## TASK TO CARRY OUT:
Render the material again word for word, skipping the pictures in it.
-- start DATA SHOWN --
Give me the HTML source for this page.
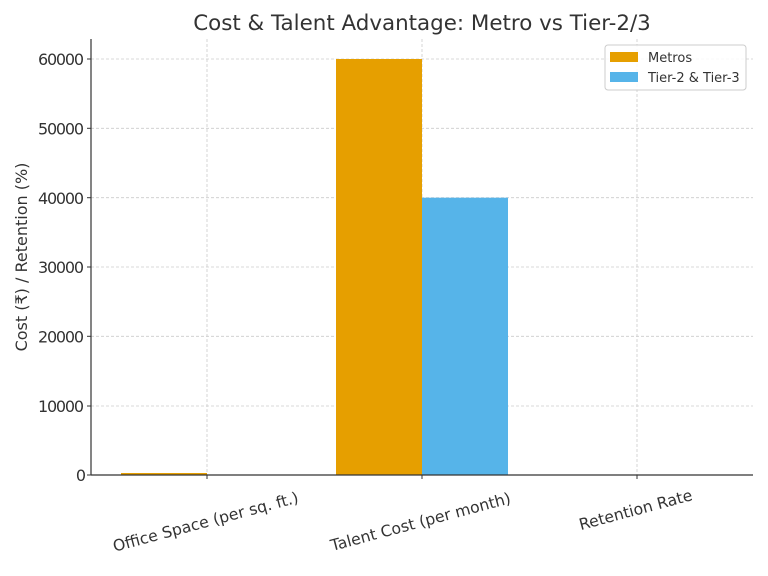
<!DOCTYPE html>
<html><head><meta charset="utf-8"><style>body{margin:0;background:#fff}svg{display:block;font-family:"DejaVu Sans","Liberation Sans",sans-serif}</style></head><body>
<svg width="768" height="576" viewBox="0 0 768 576">
<rect width="768" height="576" fill="#fff"/>
<g stroke="#cccccc" stroke-width="0.8" stroke-dasharray="3,2">
<line x1="207" y1="39" x2="207" y2="475"/><line x1="422" y1="39" x2="422" y2="475"/><line x1="637" y1="39" x2="637" y2="475"/>
<line x1="91" y1="406" x2="753" y2="406"/><line x1="91" y1="336.3" x2="753" y2="336.3"/><line x1="91" y1="267" x2="753" y2="267"/><line x1="91" y1="197.7" x2="753" y2="197.7"/><line x1="91" y1="128.3" x2="753" y2="128.3"/><line x1="91" y1="59" x2="753" y2="59"/>
</g>
<rect x="121" y="473" width="86" height="2" fill="#E69F00"/>
<rect x="336" y="59" width="86" height="416" fill="#E69F00"/>
<rect x="422" y="197.7" width="86" height="277.3" fill="#56B4E9"/>
<g stroke="#333" stroke-width="1.2" fill="none"><line x1="91" y1="39" x2="91" y2="475"/><line x1="91" y1="475" x2="753" y2="475"/></g>
<g stroke="#333" stroke-width="1"><line x1="87" y1="475" x2="91" y2="475"/><line x1="87" y1="406" x2="91" y2="406"/><line x1="87" y1="336.3" x2="91" y2="336.3"/><line x1="87" y1="267" x2="91" y2="267"/><line x1="87" y1="197.7" x2="91" y2="197.7"/><line x1="87" y1="128.3" x2="91" y2="128.3"/><line x1="87" y1="59" x2="91" y2="59"/>
<line x1="207" y1="475" x2="207" y2="479"/><line x1="422" y1="475" x2="422" y2="479"/><line x1="637" y1="475" x2="637" y2="479"/></g>
<g font-size="16" fill="#333" text-anchor="end">
<text x="86" y="481">0</text>
<text x="84" y="412" textLength="46">10000</text><text x="84" y="342.5" textLength="46">20000</text><text x="84" y="273" textLength="46">30000</text><text x="84" y="204" textLength="46">40000</text><text x="84" y="134.5" textLength="46">50000</text><text x="84" y="65" textLength="46">60000</text>
</g>
<g font-size="15.7" fill="#333" text-anchor="middle">
<text transform="translate(207,527) rotate(-15)">Office Space (per sq. ft.)</text>
<text transform="translate(422,527) rotate(-15)">Talent Cost (per month)</text>
<text transform="translate(637,515) rotate(-15)">Retention Rate</text>
<text transform="translate(27,257) rotate(-90)" font-size="16">Cost (₹) / Retention (%)</text>
<text x="422" y="30" font-size="21.4">Cost &amp; Talent Advantage: Metro vs Tier-2/3</text>
</g>
<rect x="605" y="45" width="141" height="45" rx="3" fill="#fff" fill-opacity="0.85" stroke="#ccc"/>
<rect x="610" y="52" width="28" height="10" fill="#E69F00"/>
<rect x="610" y="72" width="28" height="10" fill="#56B4E9"/>
<g font-size="13" fill="#333"><text x="648" y="62">Metros</text><text x="648" y="82">Tier-2 &amp; Tier-3</text></g>
</svg>
</body></html>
-- end DATA SHOWN --
## TASK SOLUTION:
Give me the HTML source for this page.
<!DOCTYPE html>
<html><head><meta charset="utf-8"><style>body{margin:0;background:#fff}svg{display:block;font-family:"DejaVu Sans","Liberation Sans",sans-serif}</style></head><body>
<svg width="768" height="576" viewBox="0 0 768 576">
<rect width="768" height="576" fill="#fff"/>
<g stroke="#cccccc" stroke-width="0.8" stroke-dasharray="3,2">
<line x1="207" y1="39" x2="207" y2="475"/><line x1="422" y1="39" x2="422" y2="475"/><line x1="637" y1="39" x2="637" y2="475"/>
<line x1="91" y1="406" x2="753" y2="406"/><line x1="91" y1="336.3" x2="753" y2="336.3"/><line x1="91" y1="267" x2="753" y2="267"/><line x1="91" y1="197.7" x2="753" y2="197.7"/><line x1="91" y1="128.3" x2="753" y2="128.3"/><line x1="91" y1="59" x2="753" y2="59"/>
</g>
<rect x="121" y="473" width="86" height="2" fill="#E69F00"/>
<rect x="336" y="59" width="86" height="416" fill="#E69F00"/>
<rect x="422" y="197.7" width="86" height="277.3" fill="#56B4E9"/>
<g stroke="#333" stroke-width="1.2" fill="none"><line x1="91" y1="39" x2="91" y2="475"/><line x1="91" y1="475" x2="753" y2="475"/></g>
<g stroke="#333" stroke-width="1"><line x1="87" y1="475" x2="91" y2="475"/><line x1="87" y1="406" x2="91" y2="406"/><line x1="87" y1="336.3" x2="91" y2="336.3"/><line x1="87" y1="267" x2="91" y2="267"/><line x1="87" y1="197.7" x2="91" y2="197.7"/><line x1="87" y1="128.3" x2="91" y2="128.3"/><line x1="87" y1="59" x2="91" y2="59"/>
<line x1="207" y1="475" x2="207" y2="479"/><line x1="422" y1="475" x2="422" y2="479"/><line x1="637" y1="475" x2="637" y2="479"/></g>
<g font-size="16" fill="#333" text-anchor="end">
<text x="86" y="481">0</text>
<text x="84" y="412" textLength="46">10000</text><text x="84" y="342.5" textLength="46">20000</text><text x="84" y="273" textLength="46">30000</text><text x="84" y="204" textLength="46">40000</text><text x="84" y="134.5" textLength="46">50000</text><text x="84" y="65" textLength="46">60000</text>
</g>
<g font-size="15.7" fill="#333" text-anchor="middle">
<text transform="translate(207,527) rotate(-15)">Office Space (per sq. ft.)</text>
<text transform="translate(422,527) rotate(-15)">Talent Cost (per month)</text>
<text transform="translate(637,515) rotate(-15)">Retention Rate</text>
<text transform="translate(27,257) rotate(-90)" font-size="16">Cost (₹) / Retention (%)</text>
<text x="422" y="30" font-size="21.4">Cost &amp; Talent Advantage: Metro vs Tier-2/3</text>
</g>
<rect x="605" y="45" width="141" height="45" rx="3" fill="#fff" fill-opacity="0.85" stroke="#ccc"/>
<rect x="610" y="52" width="28" height="10" fill="#E69F00"/>
<rect x="610" y="72" width="28" height="10" fill="#56B4E9"/>
<g font-size="13" fill="#333"><text x="648" y="62">Metros</text><text x="648" y="82">Tier-2 &amp; Tier-3</text></g>
</svg>
</body></html>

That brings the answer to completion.